(Code that draws figures)
++++++++++

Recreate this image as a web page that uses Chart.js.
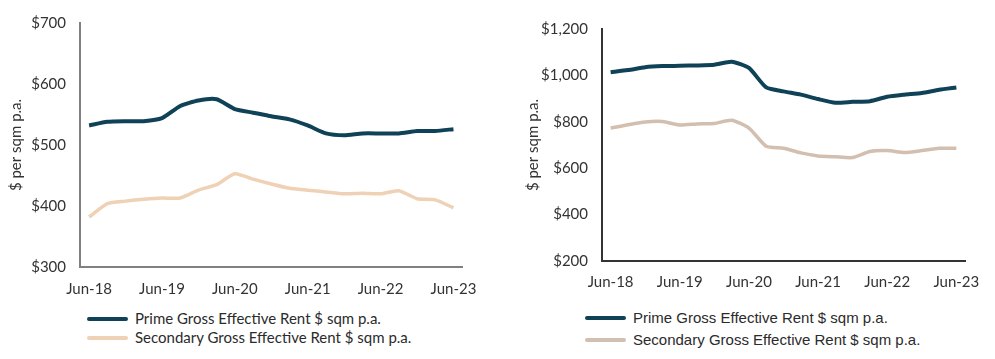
<!DOCTYPE html>
<html>
<head>
<meta charset="utf-8">
<script src="https://cdn.jsdelivr.net/npm/chart.js@4"></script>
<style>
body{margin:0;background:#fff;width:995px;height:359px;overflow:hidden;position:relative;}
.box{position:absolute;top:0;height:300px;}
.legend{position:absolute;color:#2b2b2b;}
.legend div{position:relative;white-space:nowrap;}
.legend span{position:absolute;left:0;width:41px;border-radius:3px;}
</style>
</head>
<body>
<div class="box" style="left:0;width:490px"><canvas id="leftChart"></canvas></div>
<div class="box" style="left:500px;width:495px"><canvas id="rightChart"></canvas></div>
<div class="legend" id="leftLegend" style="left:87px;top:309px;font:15px Lato"></div>
<div class="legend" id="rightLegend" style="left:585px;top:307px;font:15px 'Liberation Sans'"></div>
<script>
const quarters=["Jun-18","Sep-18","Dec-18","Mar-19","Jun-19","Sep-19","Dec-19","Mar-20","Jun-20","Sep-20","Dec-20","Mar-21","Jun-21","Sep-21","Dec-21","Mar-22","Jun-22","Sep-22","Dec-22","Mar-23","Jun-23"];

const leftPrime=[532,538,539,539,544,564,573,575,559,553,547,542,532,519,516,519,519,519,523,523,526];
const leftSecondary=[382,404,408,411,413,413,426,435,453,444,436,429,426,423,420,421,420,425,412,410,397];

const rightPrime=[1014,1023,1035,1040,1042,1043,1046,1059,1032,948,931,917,898,882,886,889,908,917,924,938,948];
const rightSecondary=[773,787,799,801,786,791,793,807,773,695,686,666,653,649,646,672,676,668,676,686,686];

const seriesNames=["Prime Gross Effective Rent $ sqm p.a.","Secondary Gross Effective Rent $ sqm p.a."];

function makeChart(id,opt){
return new Chart(
document.getElementById(id),
{
type:"line",
data:{
labels:quarters,
datasets:[
{label:seriesNames[0],data:opt.prime,borderColor:"#0f4257",borderWidth:4,pointRadius:0,tension:0.2},
{label:seriesNames[1],data:opt.secondary,borderColor:opt.secColor,borderWidth:3.5,pointRadius:0,tension:0.2}
]
},
options:{
responsive:true,
maintainAspectRatio:false,
animation:false,
layout:{padding:{top:opt.top,right:opt.right,left:0,bottom:0}},
plugins:{legend:{display:false},tooltip:{enabled:false}},
scales:{
x:{
offset:true,
grid:{display:false,drawTicks:false},
border:{color:opt.axisColor,width:2},
ticks:{
autoSkip:false,maxRotation:0,padding:opt.xPad,color:"#333",
font:{family:"Lato",size:15},
callback:(v,i)=>i%4===0?quarters[i]:""
},
afterFit:s=>{s.height=opt.xHeight;}
},
y:{
min:opt.min,max:opt.max,
grid:{display:false,drawTicks:false},
border:{color:opt.axisColor,width:2},
ticks:{
stepSize:opt.step,padding:14,color:"#333",
font:{family:"Lato",size:15},
callback:v=>"$"+v.toLocaleString("en-US")
},
title:{display:true,text:"$ per sqm p.a.",color:"#333",font:{family:"Lato",size:15},padding:{top:opt.titlePad,bottom:0}},
afterFit:s=>{s.width=opt.yWidth;}
}
}
}
}
);
}

const leftChart=makeChart("leftChart",{
prime:leftPrime,secondary:leftSecondary,secColor:"#efd1b5",axisColor:"#808080",
min:300,max:700,step:100,top:17,right:26,xHeight:33,yWidth:80,xPad:13,titlePad:7
});

const rightChart=makeChart("rightChart",{
prime:rightPrime,secondary:rightSecondary,secColor:"#d3bfb0",axisColor:"#333",
min:200,max:1200,step:200,top:29,right:30,xHeight:39,yWidth:102,xPad:12,titlePad:24
});

function buildLegend(chart,id,rowH,lineW){
const el=document.getElementById(id);
chart.data.datasets.forEach(ds=>{
const row=document.createElement("div");
row.style.height=rowH+"px";
row.style.lineHeight=rowH+"px";
row.style.paddingLeft="48px";
const sw=document.createElement("span");
sw.style.background=ds.borderColor;
sw.style.height=lineW+"px";
sw.style.top=(rowH/2-lineW/2)+"px";
row.appendChild(sw);
row.appendChild(document.createTextNode(ds.label));
el.appendChild(row);
});
}

buildLegend(leftChart,"leftLegend",19,4);
buildLegend(rightChart,"rightLegend",22,4);
</script>
</body>
</html>
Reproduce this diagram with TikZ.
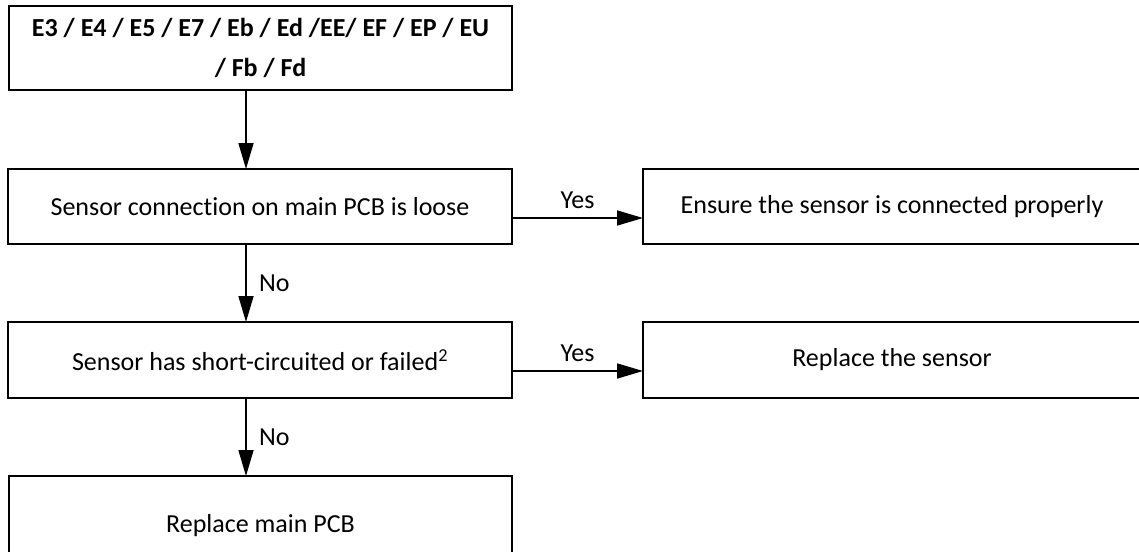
\documentclass[tikz,border=0pt]{standalone}
\usepackage{fontspec}
\setmainfont[Ligatures=NoCommon]{Carlito}
\usetikzlibrary{arrows.meta}

\begin{document}
\begin{tikzpicture}[
    x=1pt, y=-1pt,
    every node/.style={inner sep=0pt, outer sep=0pt},
    box/.style={draw, line width=1.6pt, minimum width=#1, align=center,
                font=\fontsize{26}{40}\selectfont},
    box/.default=504pt,
    flow/.style={line width=1.6pt, -{Triangle[length=26pt, width=15pt]}},
    lbl/.style={font=\fontsize{26}{30}\selectfont}
  ]
  \useasboundingbox (0,0) rectangle (1139,551);
  \clip (0,0) rectangle (1139,551);

  % decision and action boxes
  \node[box=503pt, minimum height=84pt] (start) at (260.5,48)
    {\bfseries E3 / E4 / E5 / E7 / Eb / Ed /EE/ EF / EP / EU\\\bfseries / Fb / Fd};
  \node[box, minimum height=75pt] (loose) at (260,206.5)
    {Sensor connection on main PCB is loose};
  \node[box=498pt, minimum height=75pt] (ensure) at (892,206.5)
    {Ensure the sensor is connected properly};
  \node[box, minimum height=76pt] (short) at (260,360)
    {Sensor has short-circuited or failed\textsuperscript{2}};
  \node[box=498pt, minimum height=76pt] (sensor) at (892,360)
    {Replace the sensor};
  \node[box=503pt, minimum height=100pt] (pcb) at (260.5,526)
    {Replace main PCB};

  % connector guide lines
  \coordinate (col) at (246,0);
  \coordinate (row1) at (0,218);
  \coordinate (row2) at (0,371);

  % connectors
  \draw[flow] (start.south -| col) -- (loose.north -| col);
  \draw[flow] (loose.south -| col) -- node[lbl, right=13pt] (no1) {No} (short.north -| col);
  \draw[flow] (short.south -| col) -- node[lbl, right=13pt] (no2) {No} (pcb.north -| col);
  \draw[flow] (loose.east |- row1) -- node[lbl, above=9pt] (yes1) {Yes} (ensure.west |- row1);
  \draw[flow] (short.east |- row2) -- node[lbl, above=9pt] (yes2) {Yes} (sensor.west |- row2);
\end{tikzpicture}
\end{document}
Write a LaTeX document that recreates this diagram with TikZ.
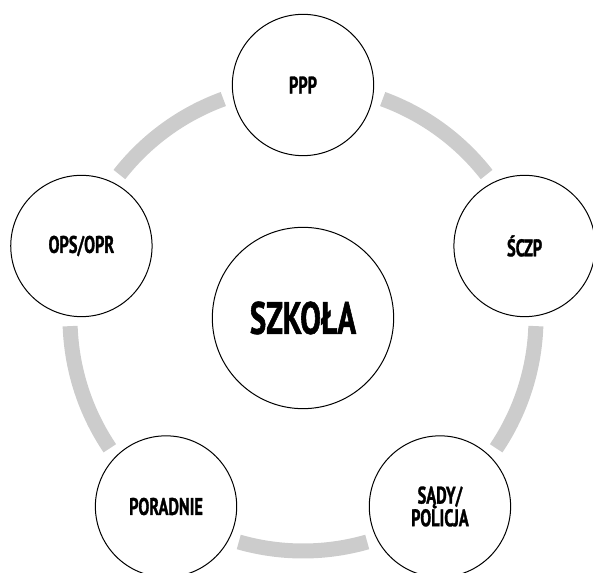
\documentclass[tikz,border=0pt]{standalone}
\usepackage{fontspec}
\setmainfont{PT Sans}[FakeStretch=0.68, BoldFeatures={FakeBold=1.2}]
\usepackage{xcolor}
\definecolor{ringgray}{HTML}{CCCCCC}
\tikzset{
    member/.style={circle, draw, line width=0.75pt, fill=white, minimum size=106pt, inner sep=0pt, align=center,
        font=\fontsize{18}{17}\selectfont\bfseries},
    hub/.style={circle, draw, line width=0.75pt, fill=white, minimum size=136pt, inner sep=0pt,
        font=\fontsize{34}{32}\selectfont\bfseries},
    ring/.style={ringgray, line width=11.25pt}
}

\begin{document}
\begin{tikzpicture}[x=0.75pt, y=0.75pt]
    \useasboundingbox (-303,-255) rectangle (290,318);

    % ring between the partners
    \foreach \a in {90,18,-54,-126,162}
        \draw[ring] (\a-20:233) arc[start angle=\a-20, delta angle=-32, radius=233];

    \node[hub] (szkola) at (0, 0) {SZKOŁA};
    \node[member] (ppp) at (90:233) {PPP};
    \node[member] (sczp) at (18:233) {ŚCZP};
    \node[member] (sady) at (-54:233) {SĄDY/\\POLICJA};
    \node[member] (poradnie) at (-126:233) {PORADNIE};
    \node[member] (ops) at (162:233) {OPS/OPR};
\end{tikzpicture}
\end{document}
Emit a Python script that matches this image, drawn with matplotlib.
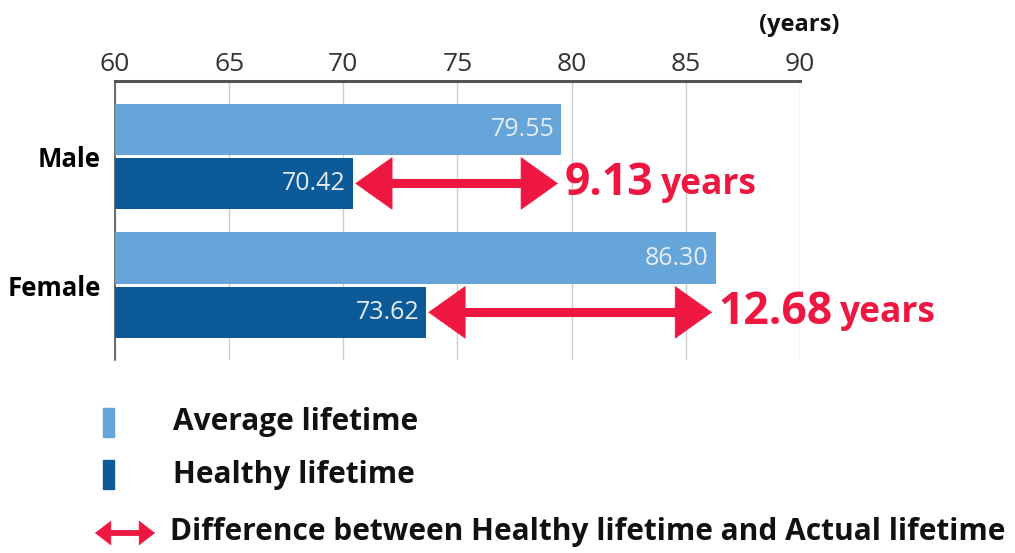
import matplotlib
matplotlib.use("Agg")
import matplotlib.pyplot as plt
from matplotlib.patches import Rectangle, FancyArrowPatch
from matplotlib.lines import Line2D

categories = ["Male", "Female"]
average_lifetime = [79.55, 86.30]
healthy_lifetime = [70.42, 73.62]
difference_labels = ["9.13", "12.68"]
xticks = [60, 65, 70, 75, 80, 85, 90]
legend_labels = ["Average lifetime", "Healthy lifetime",
                 "Difference between Healthy lifetime and Actual lifetime"]

LIGHT = "#65A5DA"
DARK = "#0D5A98"
RED = "#EE1742"
FONT = "Open Sans"

fig = plt.figure(figsize=(10.15, 5.53), dpi=100)
W, H = 1015, 553
ax = fig.add_axes([115 / W, 1 - 360 / H, 685 / W, (360 - 81) / H])

ys = list(range(len(categories)))
off = 0.21
bh = 0.40
ax.barh([y - off for y in ys], average_lifetime, height=bh, color=LIGHT, left=0, zorder=3)
ax.barh([y + off for y in ys], healthy_lifetime, height=bh, color=DARK, left=0, zorder=3)

ax.set_xlim(60, 90)
ax.set_ylim(1.58, -0.585)
ax.set_xticks(xticks)
ax.set_xticklabels([str(t) for t in xticks])
ax.xaxis.tick_top()
ax.tick_params(axis="x", length=0, pad=3, labelsize=19, colors="#333333")
ax.set_yticks(ys)
ax.set_yticklabels(categories, fontsize=18.5, fontweight="bold", family=FONT)
ax.tick_params(axis="y", length=0, pad=10)
for lab in ax.get_xticklabels():
    lab.set_family(FONT)
ax.grid(axis="x", color="#CCCCCC", lw=1, zorder=0)
for s in ["right", "bottom"]:
    ax.spines[s].set_visible(False)
ax.spines["top"].set_color("#555555")
ax.spines["top"].set_linewidth(2.2)
ax.spines["left"].set_color("#555555")
ax.spines["left"].set_linewidth(1.2)

for y, a, h, d in zip(ys, average_lifetime, healthy_lifetime, difference_labels):
    ax.text(a - 0.3, y - off, f"{a:.2f}", ha="right", va="center",
            color="#E4ECF5", fontsize=18, family=FONT, zorder=4)
    ax.text(h - 0.3, y + off, f"{h:.2f}", ha="right", va="center",
            color="#E4ECF5", fontsize=18, family=FONT, zorder=4)
    x0, x1 = h + 0.1, a - 0.15
    ax.plot([x0 + 0.8, x1 - 0.8], [y + off, y + off], color=RED, lw=6.5,
            solid_capstyle="butt", zorder=5, clip_on=False)
    arr = FancyArrowPatch((x0, y + off), (x1, y + off),
                          arrowstyle="<|-|>,head_length=26,head_width=18.5",
                          mutation_scale=1, lw=0.6, color=RED,
                          shrinkA=0, shrinkB=0, zorder=6, clip_on=False)
    ax.add_patch(arr)
    t = ax.annotate(d, (a, y + off), xytext=(2, 0), textcoords="offset points",
                    ha="left", va="center", color=RED, fontsize=32,
                    fontweight="bold", family=FONT, annotation_clip=False)
    fig.canvas.draw()
    bb = t.get_window_extent()
    fig.text((bb.x1 + 8) / W, (bb.y0 + bb.y1) / 2 / H - 0.002, "years",
             ha="left", va="center", color=RED, fontsize=25.5,
             fontweight="bold", family=FONT)

fig.text(840 / W, 1 - 25 / H, "(years)", ha="right", va="center",
         fontsize=17, fontweight="bold", family=FONT, color="#111111")

# legend
fig.patches.append(Rectangle((103 / W, 1 - 437 / H), 11 / W, 29 / H,
                             transform=fig.transFigure, color=LIGHT, figure=fig))
fig.patches.append(Rectangle((103 / W, 1 - 489 / H), 11 / W, 29 / H,
                             transform=fig.transFigure, color=DARK, figure=fig))
fig.text(173 / W, 1 - 422 / H, legend_labels[0], ha="left", va="center",
         fontsize=21.5, fontweight="bold", family=FONT, color="#111111")
fig.text(173 / W, 1 - 475 / H, legend_labels[1], ha="left", va="center",
         fontsize=21.5, fontweight="bold", family=FONT, color="#111111")
fig.lines.append(Line2D([105 / W, 145 / W], [1 - 533 / H, 1 - 533 / H],
                        transform=fig.transFigure, color=RED, lw=4.2,
                        solid_capstyle="butt", figure=fig))
leg_arr = FancyArrowPatch((95 / W, 1 - 533 / H), (155 / W, 1 - 533 / H),
                          transform=fig.transFigure,
                          arrowstyle="<|-|>,head_length=11,head_width=8.5",
                          mutation_scale=1, lw=0.5, color=RED,
                          shrinkA=0, shrinkB=0)
fig.patches.append(leg_arr)
fig.text(170 / W, 1 - 532 / H, legend_labels[2], ha="left", va="center",
         fontsize=21.5, fontweight="bold", family=FONT, color="#111111")

fig.savefig("out.png", dpi=100)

++++++++++

Looking at the listing above, count the lines that contain "with" and give nothing but the number.

3